The records below hold pictures; please leave those out and retype the rest exactly.

- - -

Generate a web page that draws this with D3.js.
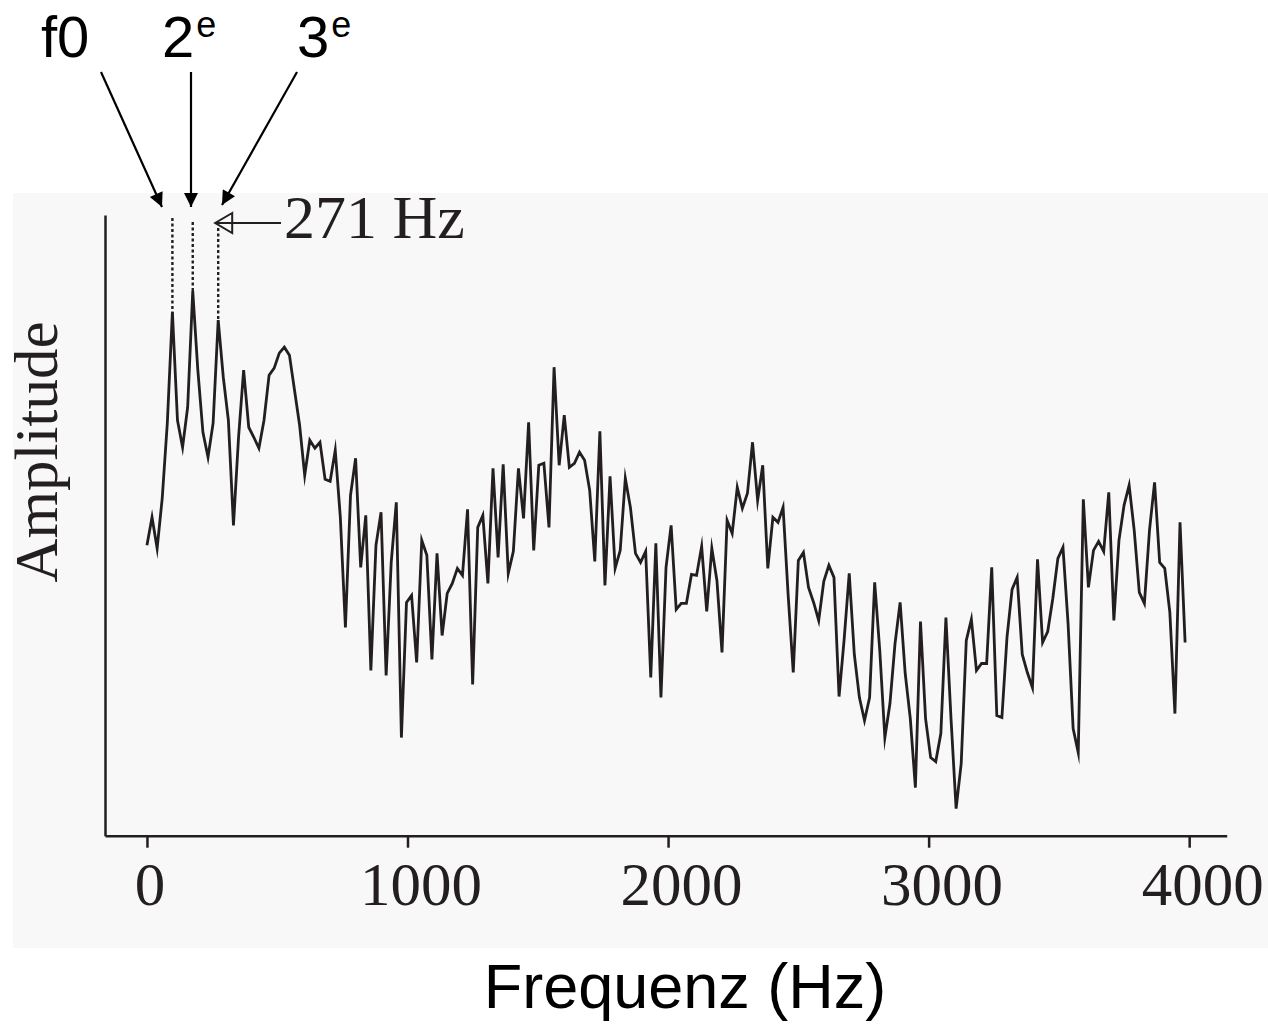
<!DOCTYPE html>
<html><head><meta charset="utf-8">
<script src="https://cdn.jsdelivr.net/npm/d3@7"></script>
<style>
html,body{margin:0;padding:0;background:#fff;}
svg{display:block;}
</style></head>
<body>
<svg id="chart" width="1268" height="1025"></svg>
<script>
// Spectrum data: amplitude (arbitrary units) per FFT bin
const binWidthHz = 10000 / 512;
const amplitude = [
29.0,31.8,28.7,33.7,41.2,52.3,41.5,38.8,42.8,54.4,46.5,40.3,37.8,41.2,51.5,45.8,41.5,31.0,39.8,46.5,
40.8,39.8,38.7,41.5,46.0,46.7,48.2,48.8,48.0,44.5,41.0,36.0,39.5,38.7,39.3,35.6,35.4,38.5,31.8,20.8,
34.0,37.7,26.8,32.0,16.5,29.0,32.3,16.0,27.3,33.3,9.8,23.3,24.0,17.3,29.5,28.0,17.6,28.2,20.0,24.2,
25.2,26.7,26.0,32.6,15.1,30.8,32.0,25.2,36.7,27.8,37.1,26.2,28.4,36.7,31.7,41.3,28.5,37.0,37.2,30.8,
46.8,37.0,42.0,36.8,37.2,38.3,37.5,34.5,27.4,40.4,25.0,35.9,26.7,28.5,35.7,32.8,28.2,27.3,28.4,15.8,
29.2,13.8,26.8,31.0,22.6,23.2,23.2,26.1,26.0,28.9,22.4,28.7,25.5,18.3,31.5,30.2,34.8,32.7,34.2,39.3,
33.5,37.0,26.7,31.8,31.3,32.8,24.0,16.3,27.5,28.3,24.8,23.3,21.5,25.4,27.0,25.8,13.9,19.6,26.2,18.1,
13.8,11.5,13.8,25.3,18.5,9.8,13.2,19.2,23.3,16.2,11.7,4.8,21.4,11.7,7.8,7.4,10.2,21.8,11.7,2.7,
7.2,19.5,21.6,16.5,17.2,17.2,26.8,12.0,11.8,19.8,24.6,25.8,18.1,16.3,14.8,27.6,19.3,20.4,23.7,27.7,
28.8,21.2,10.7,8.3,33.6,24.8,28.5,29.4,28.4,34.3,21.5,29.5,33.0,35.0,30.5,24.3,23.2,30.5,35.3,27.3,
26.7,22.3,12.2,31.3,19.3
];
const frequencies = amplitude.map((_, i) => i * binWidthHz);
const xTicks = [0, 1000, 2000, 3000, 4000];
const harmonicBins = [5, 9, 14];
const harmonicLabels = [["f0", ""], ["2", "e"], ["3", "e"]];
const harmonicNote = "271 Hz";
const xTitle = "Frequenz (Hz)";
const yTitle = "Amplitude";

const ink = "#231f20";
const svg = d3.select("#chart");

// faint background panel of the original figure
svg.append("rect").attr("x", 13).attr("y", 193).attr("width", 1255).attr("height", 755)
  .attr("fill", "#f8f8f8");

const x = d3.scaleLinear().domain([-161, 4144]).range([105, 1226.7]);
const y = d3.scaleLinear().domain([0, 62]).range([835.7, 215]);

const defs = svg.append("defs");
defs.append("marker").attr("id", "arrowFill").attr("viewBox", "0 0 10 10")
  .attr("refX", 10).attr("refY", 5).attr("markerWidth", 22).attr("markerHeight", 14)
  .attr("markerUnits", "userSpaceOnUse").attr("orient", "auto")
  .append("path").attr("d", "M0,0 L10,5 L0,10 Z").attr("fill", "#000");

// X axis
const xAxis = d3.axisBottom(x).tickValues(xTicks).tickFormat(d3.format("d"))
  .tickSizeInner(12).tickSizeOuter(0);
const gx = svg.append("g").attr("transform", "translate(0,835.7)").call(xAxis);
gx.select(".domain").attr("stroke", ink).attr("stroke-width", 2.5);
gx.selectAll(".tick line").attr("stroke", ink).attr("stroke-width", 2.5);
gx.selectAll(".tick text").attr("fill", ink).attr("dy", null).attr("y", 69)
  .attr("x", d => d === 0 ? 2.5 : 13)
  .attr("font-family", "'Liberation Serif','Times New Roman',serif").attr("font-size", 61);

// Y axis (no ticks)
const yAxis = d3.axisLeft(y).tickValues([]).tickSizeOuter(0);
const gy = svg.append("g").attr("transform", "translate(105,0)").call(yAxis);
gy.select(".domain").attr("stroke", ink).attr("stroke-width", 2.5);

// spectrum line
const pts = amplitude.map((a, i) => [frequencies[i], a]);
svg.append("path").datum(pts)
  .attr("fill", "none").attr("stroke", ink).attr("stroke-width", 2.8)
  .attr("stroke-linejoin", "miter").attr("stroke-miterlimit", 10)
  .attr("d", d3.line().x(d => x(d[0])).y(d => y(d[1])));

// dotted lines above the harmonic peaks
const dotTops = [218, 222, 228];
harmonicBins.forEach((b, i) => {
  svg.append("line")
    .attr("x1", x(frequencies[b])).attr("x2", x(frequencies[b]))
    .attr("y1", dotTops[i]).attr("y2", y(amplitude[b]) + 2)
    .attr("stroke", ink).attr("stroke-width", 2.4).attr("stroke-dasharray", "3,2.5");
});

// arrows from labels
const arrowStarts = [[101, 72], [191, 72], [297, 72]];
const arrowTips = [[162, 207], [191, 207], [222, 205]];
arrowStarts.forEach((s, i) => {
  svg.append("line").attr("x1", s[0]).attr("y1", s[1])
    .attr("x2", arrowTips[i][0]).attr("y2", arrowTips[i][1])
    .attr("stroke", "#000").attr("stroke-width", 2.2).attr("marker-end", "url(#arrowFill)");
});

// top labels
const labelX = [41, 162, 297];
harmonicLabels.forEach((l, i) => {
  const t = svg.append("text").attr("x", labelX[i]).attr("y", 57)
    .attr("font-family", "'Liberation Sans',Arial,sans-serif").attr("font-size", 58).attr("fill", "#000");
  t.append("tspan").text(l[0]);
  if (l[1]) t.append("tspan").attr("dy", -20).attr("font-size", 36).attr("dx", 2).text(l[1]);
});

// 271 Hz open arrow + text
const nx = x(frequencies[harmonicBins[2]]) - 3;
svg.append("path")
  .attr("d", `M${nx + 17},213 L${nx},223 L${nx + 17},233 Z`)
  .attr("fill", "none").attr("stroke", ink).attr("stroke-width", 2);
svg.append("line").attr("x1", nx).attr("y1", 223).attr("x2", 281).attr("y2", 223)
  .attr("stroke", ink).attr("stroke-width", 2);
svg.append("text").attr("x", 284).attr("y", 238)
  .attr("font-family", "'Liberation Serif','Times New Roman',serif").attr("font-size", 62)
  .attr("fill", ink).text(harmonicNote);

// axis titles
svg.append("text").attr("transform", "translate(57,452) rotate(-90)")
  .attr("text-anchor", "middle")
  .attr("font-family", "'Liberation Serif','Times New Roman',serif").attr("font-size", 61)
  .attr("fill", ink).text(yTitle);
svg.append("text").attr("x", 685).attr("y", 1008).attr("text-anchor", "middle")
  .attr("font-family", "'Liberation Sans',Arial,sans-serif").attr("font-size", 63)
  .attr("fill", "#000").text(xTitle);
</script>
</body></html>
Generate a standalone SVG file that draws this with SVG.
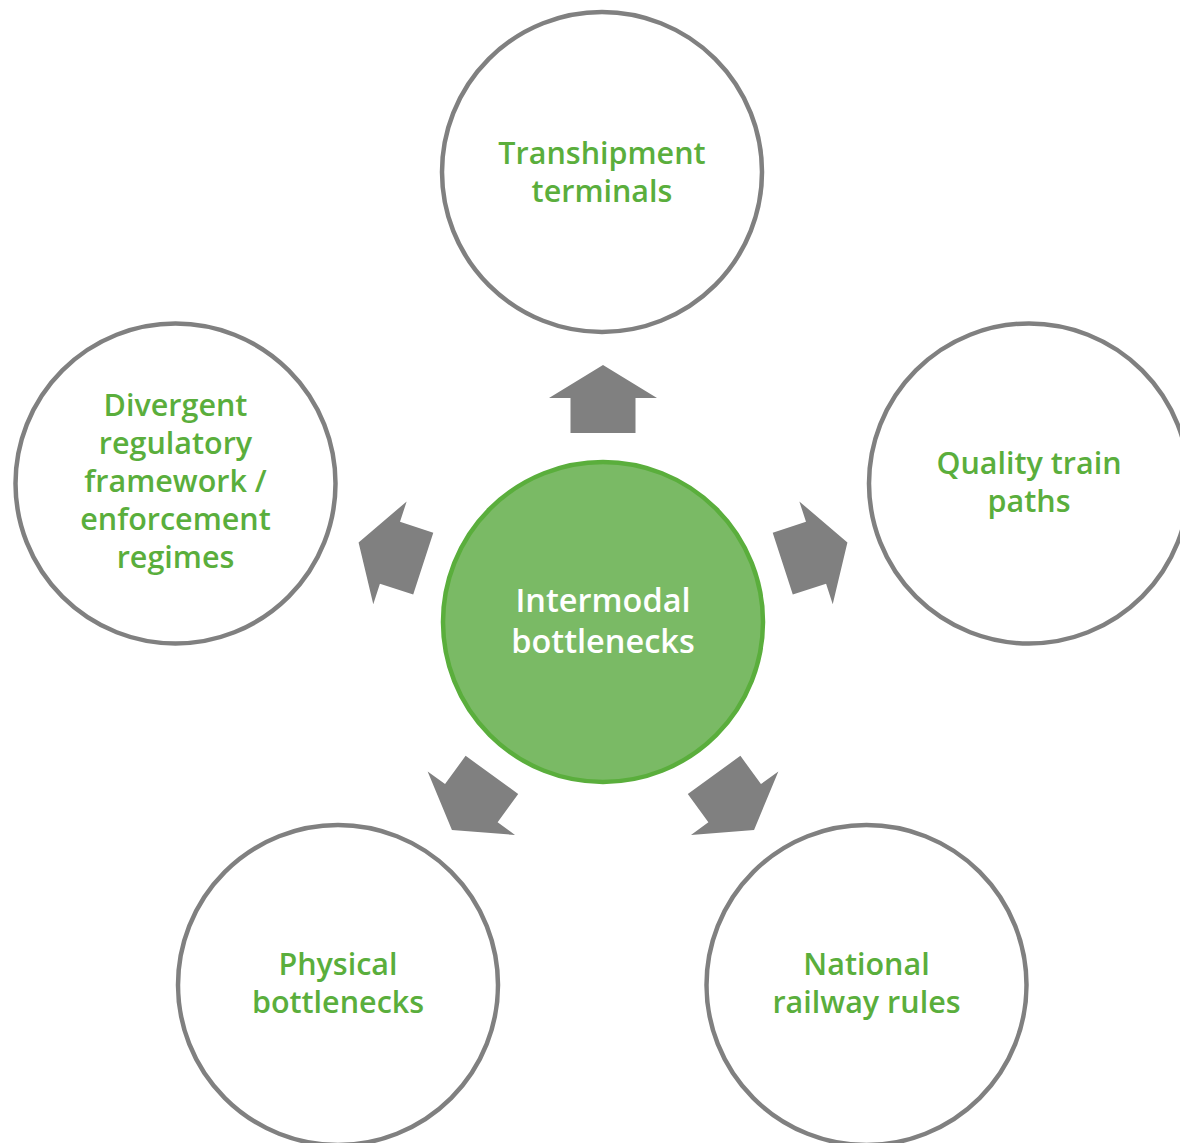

- - -

▸ FINISHED ANSWER
Generate a web page that draws this with D3.js.
<!DOCTYPE html>
<html><head><meta charset="utf-8">
<script src="https://cdn.jsdelivr.net/npm/d3@7"></script>
<style>
html,body{margin:0;padding:0;background:#fff;}
svg{display:block;}
</style></head>
<body>
<svg id="chart" width="1268" height="1025"></svg>
<script>
// Spectrum data: amplitude (arbitrary units) per FFT bin
const binWidthHz = 10000 / 512;
const amplitude = [
29.0,31.8,28.7,33.7,41.2,52.3,41.5,38.8,42.8,54.4,46.5,40.3,37.8,41.2,51.5,45.8,41.5,31.0,39.8,46.5,
40.8,39.8,38.7,41.5,46.0,46.7,48.2,48.8,48.0,44.5,41.0,36.0,39.5,38.7,39.3,35.6,35.4,38.5,31.8,20.8,
34.0,37.7,26.8,32.0,16.5,29.0,32.3,16.0,27.3,33.3,9.8,23.3,24.0,17.3,29.5,28.0,17.6,28.2,20.0,24.2,
25.2,26.7,26.0,32.6,15.1,30.8,32.0,25.2,36.7,27.8,37.1,26.2,28.4,36.7,31.7,41.3,28.5,37.0,37.2,30.8,
46.8,37.0,42.0,36.8,37.2,38.3,37.5,34.5,27.4,40.4,25.0,35.9,26.7,28.5,35.7,32.8,28.2,27.3,28.4,15.8,
29.2,13.8,26.8,31.0,22.6,23.2,23.2,26.1,26.0,28.9,22.4,28.7,25.5,18.3,31.5,30.2,34.8,32.7,34.2,39.3,
33.5,37.0,26.7,31.8,31.3,32.8,24.0,16.3,27.5,28.3,24.8,23.3,21.5,25.4,27.0,25.8,13.9,19.6,26.2,18.1,
13.8,11.5,13.8,25.3,18.5,9.8,13.2,19.2,23.3,16.2,11.7,4.8,21.4,11.7,7.8,7.4,10.2,21.8,11.7,2.7,
7.2,19.5,21.6,16.5,17.2,17.2,26.8,12.0,11.8,19.8,24.6,25.8,18.1,16.3,14.8,27.6,19.3,20.4,23.7,27.7,
28.8,21.2,10.7,8.3,33.6,24.8,28.5,29.4,28.4,34.3,21.5,29.5,33.0,35.0,30.5,24.3,23.2,30.5,35.3,27.3,
26.7,22.3,12.2,31.3,19.3
];
const frequencies = amplitude.map((_, i) => i * binWidthHz);
const xTicks = [0, 1000, 2000, 3000, 4000];
const harmonicBins = [5, 9, 14];
const harmonicLabels = [["f0", ""], ["2", "e"], ["3", "e"]];
const harmonicNote = "271 Hz";
const xTitle = "Frequenz (Hz)";
const yTitle = "Amplitude";

const ink = "#231f20";
const svg = d3.select("#chart");

// faint background panel of the original figure
svg.append("rect").attr("x", 13).attr("y", 193).attr("width", 1255).attr("height", 755)
  .attr("fill", "#f8f8f8");

const x = d3.scaleLinear().domain([-161, 4144]).range([105, 1226.7]);
const y = d3.scaleLinear().domain([0, 62]).range([835.7, 215]);

const defs = svg.append("defs");
defs.append("marker").attr("id", "arrowFill").attr("viewBox", "0 0 10 10")
  .attr("refX", 10).attr("refY", 5).attr("markerWidth", 22).attr("markerHeight", 14)
  .attr("markerUnits", "userSpaceOnUse").attr("orient", "auto")
  .append("path").attr("d", "M0,0 L10,5 L0,10 Z").attr("fill", "#000");

// X axis
const xAxis = d3.axisBottom(x).tickValues(xTicks).tickFormat(d3.format("d"))
  .tickSizeInner(12).tickSizeOuter(0);
const gx = svg.append("g").attr("transform", "translate(0,835.7)").call(xAxis);
gx.select(".domain").attr("stroke", ink).attr("stroke-width", 2.5);
gx.selectAll(".tick line").attr("stroke", ink).attr("stroke-width", 2.5);
gx.selectAll(".tick text").attr("fill", ink).attr("dy", null).attr("y", 69)
  .attr("x", d => d === 0 ? 2.5 : 13)
  .attr("font-family", "'Liberation Serif','Times New Roman',serif").attr("font-size", 61);

// Y axis (no ticks)
const yAxis = d3.axisLeft(y).tickValues([]).tickSizeOuter(0);
const gy = svg.append("g").attr("transform", "translate(105,0)").call(yAxis);
gy.select(".domain").attr("stroke", ink).attr("stroke-width", 2.5);

// spectrum line
const pts = amplitude.map((a, i) => [frequencies[i], a]);
svg.append("path").datum(pts)
  .attr("fill", "none").attr("stroke", ink).attr("stroke-width", 2.8)
  .attr("stroke-linejoin", "miter").attr("stroke-miterlimit", 10)
  .attr("d", d3.line().x(d => x(d[0])).y(d => y(d[1])));

// dotted lines above the harmonic peaks
const dotTops = [218, 222, 228];
harmonicBins.forEach((b, i) => {
  svg.append("line")
    .attr("x1", x(frequencies[b])).attr("x2", x(frequencies[b]))
    .attr("y1", dotTops[i]).attr("y2", y(amplitude[b]) + 2)
    .attr("stroke", ink).attr("stroke-width", 2.4).attr("stroke-dasharray", "3,2.5");
});

// arrows from labels
const arrowStarts = [[101, 72], [191, 72], [297, 72]];
const arrowTips = [[162, 207], [191, 207], [222, 205]];
arrowStarts.forEach((s, i) => {
  svg.append("line").attr("x1", s[0]).attr("y1", s[1])
    .attr("x2", arrowTips[i][0]).attr("y2", arrowTips[i][1])
    .attr("stroke", "#000").attr("stroke-width", 2.2).attr("marker-end", "url(#arrowFill)");
});

// top labels
const labelX = [41, 162, 297];
harmonicLabels.forEach((l, i) => {
  const t = svg.append("text").attr("x", labelX[i]).attr("y", 57)
    .attr("font-family", "'Liberation Sans',Arial,sans-serif").attr("font-size", 58).attr("fill", "#000");
  t.append("tspan").text(l[0]);
  if (l[1]) t.append("tspan").attr("dy", -20).attr("font-size", 36).attr("dx", 2).text(l[1]);
});

// 271 Hz open arrow + text
const nx = x(frequencies[harmonicBins[2]]) - 3;
svg.append("path")
  .attr("d", `M${nx + 17},213 L${nx},223 L${nx + 17},233 Z`)
  .attr("fill", "none").attr("stroke", ink).attr("stroke-width", 2);
svg.append("line").attr("x1", nx).attr("y1", 223).attr("x2", 281).attr("y2", 223)
  .attr("stroke", ink).attr("stroke-width", 2);
svg.append("text").attr("x", 284).attr("y", 238)
  .attr("font-family", "'Liberation Serif','Times New Roman',serif").attr("font-size", 62)
  .attr("fill", ink).text(harmonicNote);

// axis titles
svg.append("text").attr("transform", "translate(57,452) rotate(-90)")
  .attr("text-anchor", "middle")
  .attr("font-family", "'Liberation Serif','Times New Roman',serif").attr("font-size", 61)
  .attr("fill", ink).text(yTitle);
svg.append("text").attr("x", 685).attr("y", 1008).attr("text-anchor", "middle")
  .attr("font-family", "'Liberation Sans',Arial,sans-serif").attr("font-size", 63)
  .attr("fill", "#000").text(xTitle);
</script>
</body></html>
Generate a standalone SVG file that draws this with SVG.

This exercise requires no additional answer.